Educators push back on charter school expansion
Leaders of traditional public schools pushed back Thursday against efforts by Senate Education Committee Chairman Dan Patrick, R-Houston, to throw open the door for more charter schools in Texas.
Patrick’s Senate Bill 2, if approved, would be the first comprehensive rewrite of Texas’ charter school law since it was enacted in 1995. The committee heard several hours of public testimony Thursday, but a vote on the bill is not yet scheduled.
At the onset of the hearing, Patrick said he expected opposition from school district officials, but warned that his primary concern was for students and parents who want an alternative to traditional public schools.
“I want you to understand that when you testify, you’re not testifying against a bill,” Patrick said. “You’re testifying against 100,000 families who are are on the wait list who are desperate for their children to have choice.”

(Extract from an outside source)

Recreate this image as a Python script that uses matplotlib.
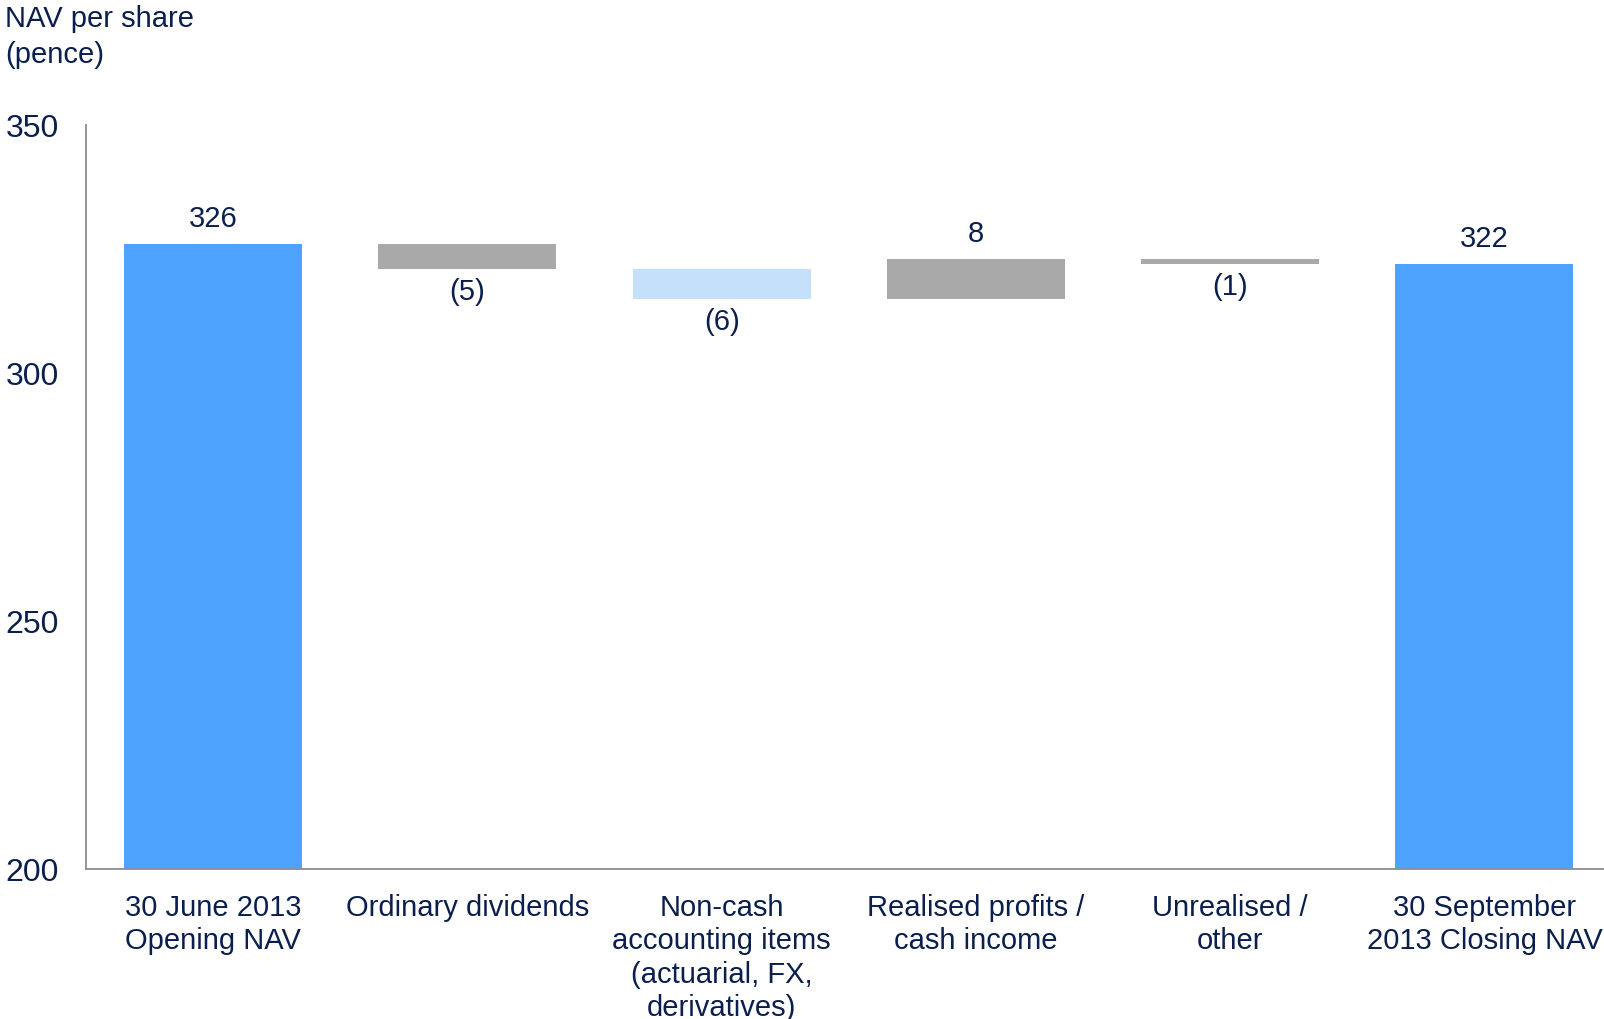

The measure would lift restrictions on the expansion of charter schools, which are privately managed schools that receive public dollars, and create an appointed board to authorize and oversee the schools.
All told, about 3 percent of Texas public school students attend charter schools, which are exempt from certain state education laws so that they can try different educational approaches. Current law limits the number of charter operators to 215.
Rita Haecker, president of the Texas State Teachers Association, said now is the wrong time to expand charter schools with traditional public schools struggling from billions in budget cuts.
Critics also have said the state should crack down on low-performing charter schools before allowing for a major expansion. But Patrick dismissed that suggestion.
“We should not hold students and families hostage today for mistakes” by state officials who allowed the poor performers to open, Patrick said.
Some of the sharpest criticism was directed at elements of the bill that would help charter schools secure classroom facilities. The bill would allow for funding of charter school facilities at a cost of nearly $46 million in the 2014-15 budget.
Traditional public school leaders balked at the cost given the tight budget situation for schools. They had also objected to a provision in the initial draft of the bill that would have required school districts to turn over a school building to a charter operator for $1 if the state education commissioner deemed the facility underused.
Patrick said Thursday he would change the bill so that a charter school would have to pay market rate to lease or buy a school district building. But he was less willing to budge on giving school districts discretion to choose whether to make the buildings available.
He said there seems to be a hostility toward charter schools from their brethren in traditional schools. One charter operator in San Antonio testified that a local school board had voted to prohibit the superintendent from even discussing leasing an unused building to the charter school.
“So far we have not seen a lot of successful charters get much cooperation from schools,” Patrick said.